*Set problem:* Omit all images. Write out the rest of the material exactly.

*Recorded data:*
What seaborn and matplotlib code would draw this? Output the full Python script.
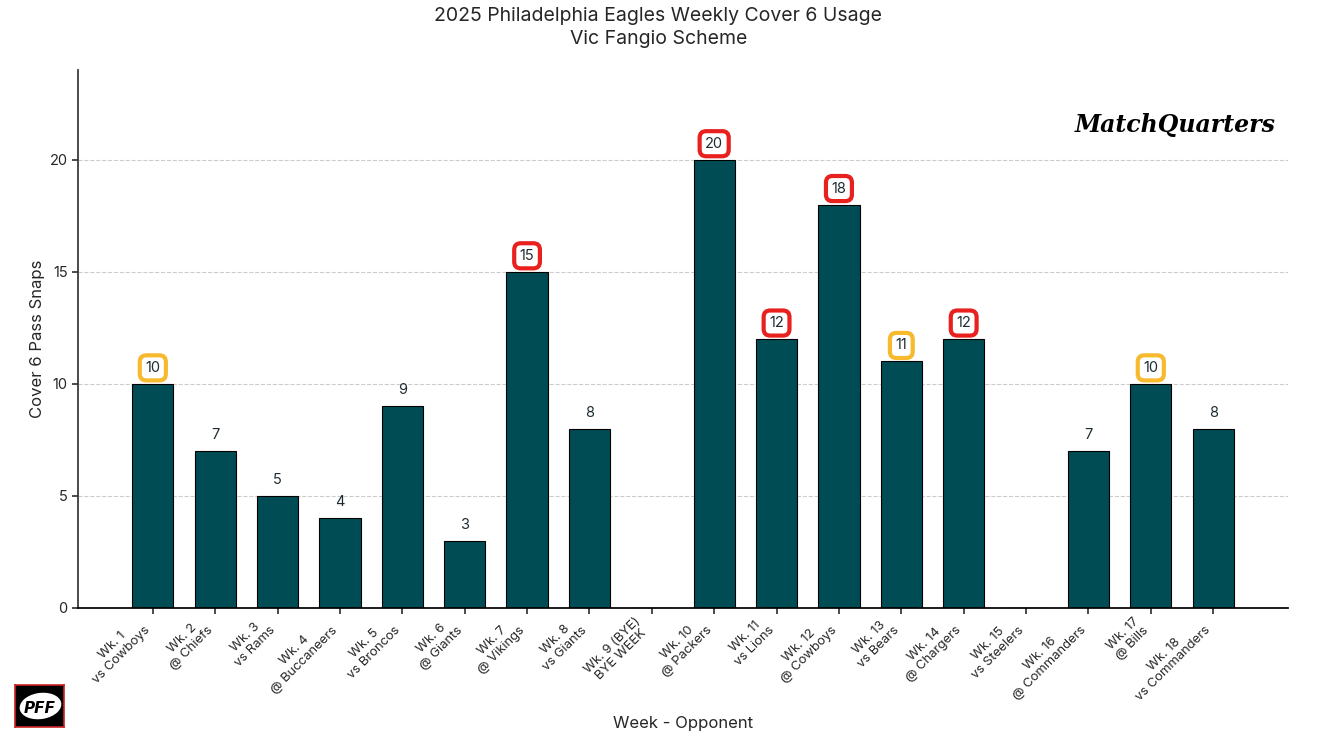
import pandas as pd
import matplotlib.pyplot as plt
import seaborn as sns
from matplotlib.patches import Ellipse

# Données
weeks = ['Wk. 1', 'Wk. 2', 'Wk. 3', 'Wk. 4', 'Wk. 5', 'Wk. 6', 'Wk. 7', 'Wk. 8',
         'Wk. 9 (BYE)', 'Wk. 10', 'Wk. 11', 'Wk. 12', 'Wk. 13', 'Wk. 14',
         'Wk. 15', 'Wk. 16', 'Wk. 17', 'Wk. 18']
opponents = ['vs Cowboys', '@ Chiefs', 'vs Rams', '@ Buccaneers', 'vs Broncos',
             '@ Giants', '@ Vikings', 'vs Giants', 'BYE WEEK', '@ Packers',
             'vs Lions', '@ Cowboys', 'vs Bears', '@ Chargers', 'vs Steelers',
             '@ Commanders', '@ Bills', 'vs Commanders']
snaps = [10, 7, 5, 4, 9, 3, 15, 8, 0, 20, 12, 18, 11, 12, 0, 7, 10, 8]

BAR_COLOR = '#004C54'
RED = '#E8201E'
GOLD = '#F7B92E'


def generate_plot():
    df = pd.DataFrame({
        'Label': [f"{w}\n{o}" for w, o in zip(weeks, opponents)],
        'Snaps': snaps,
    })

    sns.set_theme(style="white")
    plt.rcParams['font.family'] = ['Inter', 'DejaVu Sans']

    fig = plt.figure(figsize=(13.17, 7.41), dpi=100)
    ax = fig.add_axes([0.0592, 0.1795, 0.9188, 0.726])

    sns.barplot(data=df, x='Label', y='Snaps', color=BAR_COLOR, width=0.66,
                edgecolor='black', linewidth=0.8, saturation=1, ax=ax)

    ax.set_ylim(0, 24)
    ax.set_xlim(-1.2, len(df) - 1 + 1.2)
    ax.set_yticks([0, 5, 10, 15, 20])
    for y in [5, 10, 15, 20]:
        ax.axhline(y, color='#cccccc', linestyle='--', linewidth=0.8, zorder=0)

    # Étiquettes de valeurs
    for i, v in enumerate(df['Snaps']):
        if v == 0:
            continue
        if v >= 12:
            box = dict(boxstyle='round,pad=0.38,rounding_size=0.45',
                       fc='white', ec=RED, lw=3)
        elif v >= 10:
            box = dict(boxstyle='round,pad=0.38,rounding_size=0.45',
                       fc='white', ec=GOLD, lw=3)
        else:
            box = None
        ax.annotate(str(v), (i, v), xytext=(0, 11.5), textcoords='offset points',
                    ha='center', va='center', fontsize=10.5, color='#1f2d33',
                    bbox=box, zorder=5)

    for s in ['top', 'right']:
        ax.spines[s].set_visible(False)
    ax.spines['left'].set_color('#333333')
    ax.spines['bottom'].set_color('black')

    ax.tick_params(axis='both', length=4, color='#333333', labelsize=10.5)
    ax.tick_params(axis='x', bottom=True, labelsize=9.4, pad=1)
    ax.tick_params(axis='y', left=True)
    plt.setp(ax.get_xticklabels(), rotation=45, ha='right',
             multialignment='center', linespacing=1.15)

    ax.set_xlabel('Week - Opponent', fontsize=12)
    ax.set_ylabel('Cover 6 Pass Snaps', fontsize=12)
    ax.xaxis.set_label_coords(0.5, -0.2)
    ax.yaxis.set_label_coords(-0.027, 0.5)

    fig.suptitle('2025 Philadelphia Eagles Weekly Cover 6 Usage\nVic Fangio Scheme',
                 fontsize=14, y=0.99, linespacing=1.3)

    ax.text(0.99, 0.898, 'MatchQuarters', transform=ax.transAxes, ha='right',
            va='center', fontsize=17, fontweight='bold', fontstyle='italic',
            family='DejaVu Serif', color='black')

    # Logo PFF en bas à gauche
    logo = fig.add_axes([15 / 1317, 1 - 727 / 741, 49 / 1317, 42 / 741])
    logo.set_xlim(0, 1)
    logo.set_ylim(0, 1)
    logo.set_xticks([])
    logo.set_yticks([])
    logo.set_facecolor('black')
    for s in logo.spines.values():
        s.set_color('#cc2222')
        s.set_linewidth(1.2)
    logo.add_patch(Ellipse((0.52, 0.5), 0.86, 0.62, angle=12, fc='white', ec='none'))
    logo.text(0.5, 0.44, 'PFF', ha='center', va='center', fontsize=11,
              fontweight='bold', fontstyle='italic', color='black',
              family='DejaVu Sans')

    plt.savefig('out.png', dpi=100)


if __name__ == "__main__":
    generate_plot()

*Response to the exercise:*
What seaborn and matplotlib code would draw this? Output the full Python script.
import pandas as pd
import matplotlib.pyplot as plt
import seaborn as sns
from matplotlib.patches import Ellipse

# Données
weeks = ['Wk. 1', 'Wk. 2', 'Wk. 3', 'Wk. 4', 'Wk. 5', 'Wk. 6', 'Wk. 7', 'Wk. 8',
         'Wk. 9 (BYE)', 'Wk. 10', 'Wk. 11', 'Wk. 12', 'Wk. 13', 'Wk. 14',
         'Wk. 15', 'Wk. 16', 'Wk. 17', 'Wk. 18']
opponents = ['vs Cowboys', '@ Chiefs', 'vs Rams', '@ Buccaneers', 'vs Broncos',
             '@ Giants', '@ Vikings', 'vs Giants', 'BYE WEEK', '@ Packers',
             'vs Lions', '@ Cowboys', 'vs Bears', '@ Chargers', 'vs Steelers',
             '@ Commanders', '@ Bills', 'vs Commanders']
snaps = [10, 7, 5, 4, 9, 3, 15, 8, 0, 20, 12, 18, 11, 12, 0, 7, 10, 8]

BAR_COLOR = '#004C54'
RED = '#E8201E'
GOLD = '#F7B92E'


def generate_plot():
    df = pd.DataFrame({
        'Label': [f"{w}\n{o}" for w, o in zip(weeks, opponents)],
        'Snaps': snaps,
    })

    sns.set_theme(style="white")
    plt.rcParams['font.family'] = ['Inter', 'DejaVu Sans']

    fig = plt.figure(figsize=(13.17, 7.41), dpi=100)
    ax = fig.add_axes([0.0592, 0.1795, 0.9188, 0.726])

    sns.barplot(data=df, x='Label', y='Snaps', color=BAR_COLOR, width=0.66,
                edgecolor='black', linewidth=0.8, saturation=1, ax=ax)

    ax.set_ylim(0, 24)
    ax.set_xlim(-1.2, len(df) - 1 + 1.2)
    ax.set_yticks([0, 5, 10, 15, 20])
    for y in [5, 10, 15, 20]:
        ax.axhline(y, color='#cccccc', linestyle='--', linewidth=0.8, zorder=0)

    # Étiquettes de valeurs
    for i, v in enumerate(df['Snaps']):
        if v == 0:
            continue
        if v >= 12:
            box = dict(boxstyle='round,pad=0.38,rounding_size=0.45',
                       fc='white', ec=RED, lw=3)
        elif v >= 10:
            box = dict(boxstyle='round,pad=0.38,rounding_size=0.45',
                       fc='white', ec=GOLD, lw=3)
        else:
            box = None
        ax.annotate(str(v), (i, v), xytext=(0, 11.5), textcoords='offset points',
                    ha='center', va='center', fontsize=10.5, color='#1f2d33',
                    bbox=box, zorder=5)

    for s in ['top', 'right']:
        ax.spines[s].set_visible(False)
    ax.spines['left'].set_color('#333333')
    ax.spines['bottom'].set_color('black')

    ax.tick_params(axis='both', length=4, color='#333333', labelsize=10.5)
    ax.tick_params(axis='x', bottom=True, labelsize=9.4, pad=1)
    ax.tick_params(axis='y', left=True)
    plt.setp(ax.get_xticklabels(), rotation=45, ha='right',
             multialignment='center', linespacing=1.15)

    ax.set_xlabel('Week - Opponent', fontsize=12)
    ax.set_ylabel('Cover 6 Pass Snaps', fontsize=12)
    ax.xaxis.set_label_coords(0.5, -0.2)
    ax.yaxis.set_label_coords(-0.027, 0.5)

    fig.suptitle('2025 Philadelphia Eagles Weekly Cover 6 Usage\nVic Fangio Scheme',
                 fontsize=14, y=0.99, linespacing=1.3)

    ax.text(0.99, 0.898, 'MatchQuarters', transform=ax.transAxes, ha='right',
            va='center', fontsize=17, fontweight='bold', fontstyle='italic',
            family='DejaVu Serif', color='black')

    # Logo PFF en bas à gauche
    logo = fig.add_axes([15 / 1317, 1 - 727 / 741, 49 / 1317, 42 / 741])
    logo.set_xlim(0, 1)
    logo.set_ylim(0, 1)
    logo.set_xticks([])
    logo.set_yticks([])
    logo.set_facecolor('black')
    for s in logo.spines.values():
        s.set_color('#cc2222')
        s.set_linewidth(1.2)
    logo.add_patch(Ellipse((0.52, 0.5), 0.86, 0.62, angle=12, fc='white', ec='none'))
    logo.text(0.5, 0.44, 'PFF', ha='center', va='center', fontsize=11,
              fontweight='bold', fontstyle='italic', color='black',
              family='DejaVu Sans')

    plt.savefig('out.png', dpi=100)


if __name__ == "__main__":
    generate_plot()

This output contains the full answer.